Documenté, ou pas, le fantasme serait un rêve érotique éveillé, un plaisir en soi et le grand véhicule mental du désir sexué. Un jardin secret pour y cultiver les merveilles de sa sensualité propre. Considéré comme une activité onirique et ludique il n’a rien à voir à un niveau conscient avec le désir de reproduction de l’espèce ni avec le coït. Le fantasme développe l’imaginaire, stimule la libido, il est la nourriture de la relation amoureuse à soi, à l’autre et aux autres.
« Honni soit qui mal y pense », la devise de l’Ordre de la jarretière depuis 1348, propre à la Chevalerie de la couronne d’Angleterre, naquis d’une réaction royale pour couper court à tout fantasme. En effet, selon la légende, la création de cet ordre aurait été décidée par Edouard III - 1312-1377 - , roi d’Angleterre de 1327 à 1377 (7) lors d’un bal à Calais, où il dansait avec sa maîtresse, Catherine de Grandisson - 1304-1349 - (8) comtesse douairière de Salisbury. Celle-ci ayant, en dansant, fait tomber sa jarretière, le roi, galamment, la ramassa sous les quolibets des danseurs, la mit à son genou et coupa court aux railleries par ces mots : « Messieurs, honni soit qui mal y pense. Ceux qui rient maintenant seront très honorés d’en porter une semblable, car ce ruban sera mis en tel honneur que les railleurs eux-mêmes le chercheront avec empressement. »
L’amalgame fantasme et masturbation intellectuelle amène à considère l’activité de l’esprit comme inféconde. La masturbation intellectuelle ne déboucherait sur aucunes réalisations ou idées nouvelles, comme la masturbation sexuelle ne débouche sur aucune fécondation sexuelle. Les deux comportements ayant été l’un et l’autre longtemps méprisés et considérés comme l’ennemi de la production matérielle. Le terme possède encore actuellement une connotation péjorative qui doit sans doute plus à quelque mépris de l’activité intellectuelle non “rentable” en termes de spéculation morale et financière.
Nous pouvons quand même recommander la lecture de certain livre à grand tirage et autre “best seller”, d’une seule main seulement.
« L’ambition est le fumier de la gloire » L’Aretin, - 1492-1556 - (9).

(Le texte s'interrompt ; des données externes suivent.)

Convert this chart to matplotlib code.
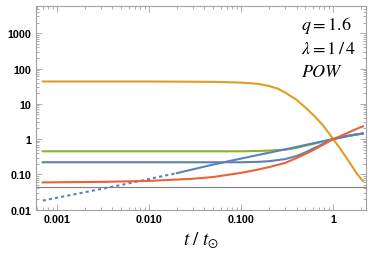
import matplotlib
matplotlib.use("Agg")
import matplotlib.pyplot as plt
from matplotlib.ticker import FixedLocator, LogLocator, NullFormatter

plt.rcParams['mathtext.fontset'] = 'stix'

# ---- data ----
t_orange = [0.0007, 0.01, 0.05, 0.1, 0.15, 0.2, 0.25, 0.3, 0.4, 0.5, 0.6, 0.7, 0.8, 0.9, 1.0, 1.2, 1.4, 1.6, 1.8, 2.1]
orange = [43, 43, 42, 40, 37, 32, 27, 21, 13, 7.8, 5.0, 3.3, 2.2, 1.45, 1.0, 0.52, 0.29, 0.17, 0.105, 0.065]

t_green = [0.0007, 0.1, 0.15, 0.2, 0.3, 0.4, 0.5, 0.6, 0.7, 0.8, 0.9, 1.0, 1.2, 1.4, 1.6, 1.8, 2.1]
green = [0.45, 0.45, 0.46, 0.47, 0.50, 0.56, 0.65, 0.72, 0.80, 0.87, 0.94, 1.0, 1.1, 1.2, 1.28, 1.35, 1.43]

t_blue = [0.0007, 0.1, 0.15, 0.2, 0.3, 0.4, 0.5, 0.6, 0.7, 0.8, 0.9, 1.0, 1.2, 1.4, 1.6, 1.8, 2.1]
blue = [0.22, 0.22, 0.225, 0.235, 0.27, 0.33, 0.42, 0.53, 0.64, 0.76, 0.88, 1.0, 1.12, 1.22, 1.3, 1.36, 1.43]

t_pow_dot = [0.0007, 0.002, 0.005, 0.01, 0.02]
pow_dot = [0.018, 0.031, 0.05, 0.074, 0.108]
t_pow = [0.02, 0.05, 0.1, 0.2, 0.3, 0.5, 0.7, 1.0, 1.4, 2.1]
pow_sol = [0.108, 0.19, 0.28, 0.41, 0.51, 0.68, 0.82, 1.0, 1.2, 1.45]

t_red = [0.0007, 0.003, 0.01, 0.03, 0.05, 0.1, 0.15, 0.2, 0.3, 0.4, 0.5, 0.6, 0.7, 0.8, 0.9, 1.0, 1.2, 1.4, 1.6, 1.8, 2.1]
red = [0.059, 0.061, 0.065, 0.075, 0.084, 0.11, 0.135, 0.16, 0.21, 0.29, 0.38, 0.48, 0.6, 0.72, 0.86, 1.0, 1.22, 1.45, 1.7, 1.95, 2.3]

hline_value = 0.045

x_ticks = [0.001, 0.01, 0.1, 1]
x_labels = ["0.001", "0.010", "0.100", "1"]
y_ticks = [0.01, 0.1, 1, 10, 100, 1000]
y_labels = ["0.01", "0.10", "1", "10", "100", "1000"]

annot = [r"$q=1.6$", r"$\lambda=1\,/\,4$", r"$POW$"]

# ---- colours ----
c_blue = "#5E81B5"
c_orange = "#E19C24"
c_green = "#8FB032"
c_red = "#EB6235"

fig = plt.figure(figsize=(3.74, 2.55), dpi=100)
ax = fig.add_axes([0.096, 0.173, 0.883, 0.800])
ax.set_xscale("log")
ax.set_yscale("log")

lw = 1.5
ax.axhline(hline_value, color="#808080", lw=0.8, zorder=1)
ax.plot(t_orange, orange, color=c_orange, lw=lw)
ax.plot(t_green, green, color=c_green, lw=lw)
ax.plot(t_blue, blue, color=c_blue, lw=lw)
ax.plot(t_pow_dot, pow_dot, color=c_blue, lw=lw, linestyle=(0, (1.5, 1.5)))
ax.plot(t_pow, pow_sol, color=c_blue, lw=lw)
ax.plot(t_red, red, color=c_red, lw=lw)

ax.set_xlim(0.00059, 2.28)
ax.set_ylim(0.0098, 6000)

ax.xaxis.set_major_locator(FixedLocator(x_ticks))
ax.set_xticklabels(x_labels)
ax.yaxis.set_major_locator(FixedLocator(y_ticks))
ax.set_yticklabels(y_labels)
ax.xaxis.set_minor_locator(LogLocator(base=10, subs=range(2, 10), numticks=20))
ax.yaxis.set_minor_locator(LogLocator(base=10, subs=range(2, 10), numticks=20))
ax.xaxis.set_minor_formatter(NullFormatter())
ax.yaxis.set_minor_formatter(NullFormatter())

for s in ax.spines.values():
    s.set_color("#a0a0a0")
    s.set_linewidth(0.8)
ax.tick_params(which="both", direction="in", top=True, right=True, color="#a0a0a0", width=0.6)
ax.tick_params(which="major", length=4, pad=3)
ax.tick_params(which="minor", length=2)
for lab in ax.get_xticklabels() + ax.get_yticklabels():
    lab.set_fontfamily("Liberation Sans")
    lab.set_fontweight("bold")
    lab.set_fontsize(7.7)

ax.set_xlabel(r"$t\ /\ t_{\odot}$", fontsize=13.5, labelpad=4)

for i, s in enumerate(annot):
    ax.text(301 / 374, 1 - (26 + 23 * i) / 255, s, transform=fig.transFigure,
            fontsize=13, ha="left", va="center")

fig.savefig("out.png", dpi=100)
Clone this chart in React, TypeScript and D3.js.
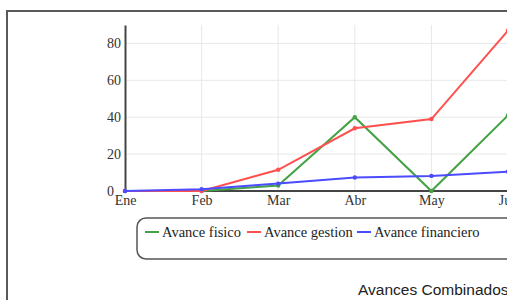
import * as d3 from "d3";
import React, { useEffect, useRef } from "react";

const months = ["Ene", "Feb", "Mar", "Abr", "May", "Jun"];
const fisico = [0, 0, 3, 40, 0, 41];
const gestion = [0, 0, 11.5, 34, 39, 87];
const financiero = [0, 1, 4, 7.3, 8.2, 10.5];
const yTicks = [0, 20, 40, 60, 80];

const seriesNames = ["Avance fisico", "Avance gestion", "Avance financiero"];
const seriesColors = ["#44a244", "#ff5050", "#4b4bff"];

const App = () => {
  const ref = useRef<SVGSVGElement | null>(null);

  useEffect(() => {
    const svg = d3.select(ref.current);
    svg.selectAll("*").remove();

    const width = 507;
    const height = 300;
    const margin = { top: 25, left: 125, bottom: 109 };

    svg.attr("width", width).attr("height", height);

    // outer frame
    svg
      .append("rect")
      .attr("x", 7)
      .attr("y", 11)
      .attr("width", 700)
      .attr("height", 400)
      .attr("fill", "#fff")
      .attr("stroke", "#595959")
      .attr("stroke-width", 2);

    const x = d3.scalePoint<string>().domain(months).range([margin.left, 508]);
    const y = d3
      .scaleLinear()
      .domain([0, 90])
      .range([height - margin.bottom, margin.top]);

    const g = svg.append("g");

    // grid
    g.append("g")
      .selectAll("line")
      .data(yTicks.slice(1))
      .enter()
      .append("line")
      .attr("x1", margin.left)
      .attr("x2", width + 10)
      .attr("y1", (d) => y(d))
      .attr("y2", (d) => y(d))
      .attr("stroke", "#e8e8e8");

    g.append("g")
      .selectAll("line")
      .data(months.slice(1))
      .enter()
      .append("line")
      .attr("x1", (d) => x(d)!)
      .attr("x2", (d) => x(d)!)
      .attr("y1", y(90))
      .attr("y2", y(0))
      .attr("stroke", "#e8e8e8");

    // axes
    const yAxis = g
      .append("g")
      .attr("transform", `translate(${margin.left},0)`)
      .call(d3.axisLeft(y).tickValues(yTicks).tickSize(0));
    yAxis.select(".domain").attr("stroke", "#444").attr("stroke-width", 2);
    yAxis
      .selectAll("text")
      .attr("text-anchor", "start")
      .attr("x", -18)
      .attr("font-family", "'Liberation Serif', serif")
      .attr("font-size", 14)
      .attr("fill", "#333");

    const xAxis = g
      .append("g")
      .attr("transform", `translate(0,${y(0)})`)
      .call(d3.axisBottom(x).tickSize(0).tickPadding(4));
    xAxis
      .select(".domain")
      .attr("d", `M${margin.left},0H${width + 10}`)
      .attr("stroke", "#444")
      .attr("stroke-width", 2);
    xAxis
      .selectAll("text")
      .attr("font-family", "'Liberation Serif', serif")
      .attr("font-size", 14)
      .attr("fill", "#333");

    // lines
    const allSeries = [fisico, gestion, financiero];
    const line = d3
      .line<number>()
      .x((_, i) => x(months[i])!)
      .y((d) => y(d));

    allSeries.forEach((vals, k) => {
      g.append("path")
        .datum(vals)
        .attr("d", line)
        .attr("fill", "none")
        .attr("stroke", seriesColors[k])
        .attr("stroke-width", 2);
      g.append("g")
        .selectAll("circle")
        .data(vals)
        .enter()
        .append("circle")
        .attr("cx", (_, i) => x(months[i])!)
        .attr("cy", (d) => y(d))
        .attr("r", 2.2)
        .attr("fill", seriesColors[k]);
    });

    // legend
    const legend = svg.append("g");
    legend
      .append("rect")
      .attr("x", 137)
      .attr("y", 218)
      .attr("width", 500)
      .attr("height", 41)
      .attr("rx", 9)
      .attr("fill", "none")
      .attr("stroke", "#555")
      .attr("stroke-width", 1.5);

    const legendX = [145, 247, 357];
    seriesNames.forEach((name, k) => {
      legend
        .append("line")
        .attr("x1", legendX[k])
        .attr("x2", legendX[k] + 14)
        .attr("y1", 232)
        .attr("y2", 232)
        .attr("stroke", seriesColors[k])
        .attr("stroke-width", 2);
      legend
        .append("text")
        .attr("x", legendX[k] + 17)
        .attr("y", 237)
        .attr("font-family", "'Liberation Serif', serif")
        .attr("font-size", 14.5)
        .attr("fill", "#222")
        .text(name);
    });

    svg
      .append("text")
      .attr("x", 358)
      .attr("y", 295)
      .attr("font-family", "'Liberation Sans', Arial, sans-serif")
      .attr("font-size", 15.5)
      .attr("fill", "#222")
      .text("Avances Combinados");
  }, []);

  return (
    <div style={{ position: "absolute", left: 0, top: 0 }}>
      <svg ref={ref} style={{ display: "block" }} />
    </div>
  );
};

export default App;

Jean-Bernard Pouchous - 2008.
Bibliographie :
-1- Thomas Nagel, Qu'est ce que tout cela veut dire ? Une très brève introduction à la philosophie, éd. Eclat, 1993.
-2- Giacomo Casanova, 1788, Icosaméron, ou, Histoire d’Edouard et d’Elisabeth qui passèrent quatre-vingt-un ans chez les Mégamicres, habitants aborigènes du protocosme dans l’intérieur de notre globe, éd. François Bourin, 1994.
-3- Nancy Friday, My secret garden, éd. Simon & Schulter, 1973.
-4- Gregory Bateson, Vers une écologie de l’esprit, tome 1 et 2, Collection Point essais, éd. Seuil, 2008.
-5- A. Yahyaoui, Violence, passages à l’acte et situation de rupture, éd. Pensée sauvage, collection Ethnopsy, 2000.
-6- Edouard Pontremoli, L’Excès du visible, Une approche phénoménologique de la photogénie, éd. Jérôme Million, collection Krisis, 1996.
-7- Ian Mortimer, The Perfect King: The Life of Edward III, Father of the English Nation, éd. Vintage, 2008.
-9- P. G. Dublin, La vie de l’Aretin, éd. Nouvelles Editions Latines, 1958.